One thing followed the other and in no time I was in the hospital gown with the
IV in place and a nurse was already there with a wheelchair to take me inside, close
to an hour before the time given! With a final call to my Mum and a look at the
door to my room, I was wheeled into the recovery area of the OT.
It was cold
inside and I felt a little fuzzy. This was the area where Mums and their babies
are placed post the delivery to recover and then moved into their rooms if all
the vitals were okay, this was also the area where pre-OT tasks took place. As
I waited with bated breath for something to happen, I noticed this woman in the
opposite bed, telling the nurse she could not feel her legs still, it was
already close to 2 hours for her in recovery.

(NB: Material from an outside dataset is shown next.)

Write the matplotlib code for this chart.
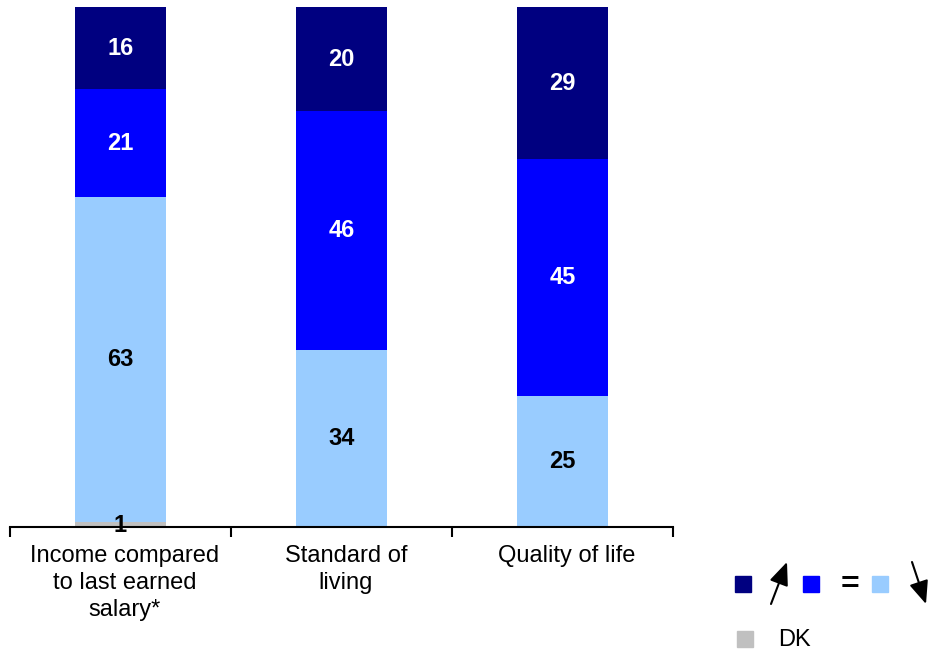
import matplotlib.pyplot as plt
from matplotlib.ticker import FixedLocator
from matplotlib.patches import FancyArrowPatch

plt.rcParams['font.family'] = ['Liberation Sans', 'DejaVu Sans']

categories = ['Income compared\nto last earned\nsalary*', 'Standard of\nliving', 'Quality of life']
dk = [1, 0, 0]
worse = [63, 34, 25]
same = [21, 46, 45]
better = [16, 20, 29]

colors = {'dk': '#C0C0C0', 'worse': '#99CCFF', 'same': '#0000FF', 'better': '#000080'}

# 100% stacked: scale each column by its total
totals = [a + b + c + d for a, b, c, d in zip(dk, worse, same, better)]

fig = plt.figure(figsize=(9.41, 6.52), dpi=100)
ax = fig.add_axes([10 / 941, 125 / 652, 663 / 941, 520 / 652])

x = list(range(len(categories)))
width = 0.41
bottom = [0] * len(x)
segments = [(dk, 'dk', 'black'), (worse, 'worse', 'black'),
            (same, 'same', 'white'), (better, 'better', 'white')]
for vals, key, tcol in segments:
    share = [v * 100 / t for v, t in zip(vals, totals)]
    ax.bar(x, share, width, bottom=bottom, color=colors[key], linewidth=0)
    for i, v in enumerate(vals):
        if v > 0:
            yc = bottom[i] + share[i] / 2
            if key == 'dk':
                yc = bottom[i] + 0.2
            ax.text(x[i], yc, str(v), ha='center', va='center', color=tcol,
                    fontsize=17, fontweight='bold', clip_on=False, zorder=5)
    bottom = [b + s for b, s in zip(bottom, share)]

ax.set_xlim(-0.5, 2.5)
ax.set_ylim(0, 100)
for s in ['left', 'right', 'top']:
    ax.spines[s].set_visible(False)
ax.spines['bottom'].set_linewidth(1.5)
ax.set_yticks([])
ax.set_xticks([])
ax.xaxis.set_minor_locator(FixedLocator([-0.5, 0.5, 1.5, 2.5]))
ax.tick_params(axis='x', which='minor', length=7, width=1.5, direction='out')
for i, c in enumerate(categories):
    ax.text(x[i] + 0.02, -3.5, c, ha='center', va='top', fontsize=17, linespacing=1.3)

# legend
def sq(px, py, col):
    fig.patches.append(plt.Rectangle((px / 941, 1 - (py + 16) / 652), 16 / 941, 16 / 652,
                                     transform=fig.transFigure, color=col))

sq(735, 576, colors['better'])
sq(803, 576, colors['same'])
sq(872, 576, colors['worse'])
sq(737, 631, colors['dk'])
fig.text(850 / 941, 1 - 585 / 652, '=', ha='center', va='center', fontsize=23, fontweight='bold')
fig.text(778 / 941, 1 - 640 / 652, 'DK', ha='left', va='center', fontsize=17)

def arrow(x0, y0, x1, y1):
    fig.patches.append(FancyArrowPatch((x0 / 941, 1 - y0 / 652), (x1 / 941, 1 - y1 / 652),
                                       transform=fig.transFigure,
                                       arrowstyle='-|>,head_length=1.0,head_width=0.42',
                                       mutation_scale=14, color='black', lw=1.5,
                                       shrinkA=0, shrinkB=0))

arrow(771, 604, 787, 562)
arrow(912, 562, 926, 604)

fig.savefig('out.png', dpi=100)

Beside her on an elevated table
was a bundled up little baby, a bright glowing light over her head. At the first
sight, I thought it was an adorable miniature model when I noticed its lips
quiver and gasped! It was a live baby, a couple of hours old, that Woman’s
baby! WOW! This must feel tremendous I
thought. I struck up a conversation with the woman and found out it was a
little girl born just a couple of hours back, that woman realised I was next
and wished me luck. I was taken inside in the next few minutes and told not to
get nervous looking at the surgical equipment’s placed on a table nearby. In
front was a big white board which had all my particulars itemised, the nurses
confirmed everything that was mentioned on the board, I nodded. It was time for
the spinal anaesthesia, the nurses explained they will push a local anaesthesia first
which will numb the spinal area and then the actual epidural will be pushed. In
the next few seconds, countless thoughts overlapped in my mind, all that I had
read on the internet about the epidural, all that my experienced friends and
family members had told me about it, but I could not feel the chill which these
thoughts should have triggered down my spine, it was done and I did not feel a
thing besides a tiny prick. My brilliant doctor and her team kept chatting with
me trying to break my anxiety every now and then, all I kept checking with them
was, if ‘A’ was ready outside, I wanted him by my side, I did not want him to
miss the first moments, after asking the nurses a few times, the Doctor finally
told me that he is waiting right outside and they exchanged pleasantries when
she came in, she also said he will be in as soon as the baby is out. Amidst all
this tête-à-tête I vaguely heard someone asking for a suction pump and within moments
heard a loud cry, I was numb. I can still recall the precise intonation in
which my Doctor said ‘It’s a baby boy,
Ananya’ and I saw the first glimpse of my Son. How am I supposed to feel and react I thought in my mind, but could
not comprehend. Before I could react, the Doctor informed again, your husband is here. I saw ‘A’, his
face covered in a mask, I could tell from the look in his eyes, he was more
scared than ever. He went with the nurses and clipped the umbilical cord. I
asked him if everything looked okay with the baby, he assured our little boy
was perfect. ‘A’ still looked dazed but definitely a little relaxed now as he
left the OT to break the news to everyone. We had become parents to a handsome
baby boy!
Back in the recovery room, I could not take my eyes off my
little champ, who was now placed on the same elevated table under the bright
light like that little girl was a little while back. I was ecstatic, I could
not rest no matter how hard I tried. We returned home a couple of days later
and our lives had changed forever.
We, lovingly named him Aarush - meaning the first ray of the
Sun, our son-shine, the sunshine of our life! The first flutters and kicks
still feels like yesterday but as I write this my baby is 7 months and 23 days
old already and life has been a roller coaster ride.
The day he was born, was a
rebirth for us, as parents. We are not perfect, not even close to it, but I do
hope we can learn and become the parents our little boy deserves. The most
difficult yet the most gratifying year of our life is coming to a close. 2016 -
You were amazing, thank you for giving us a new meaning to our life!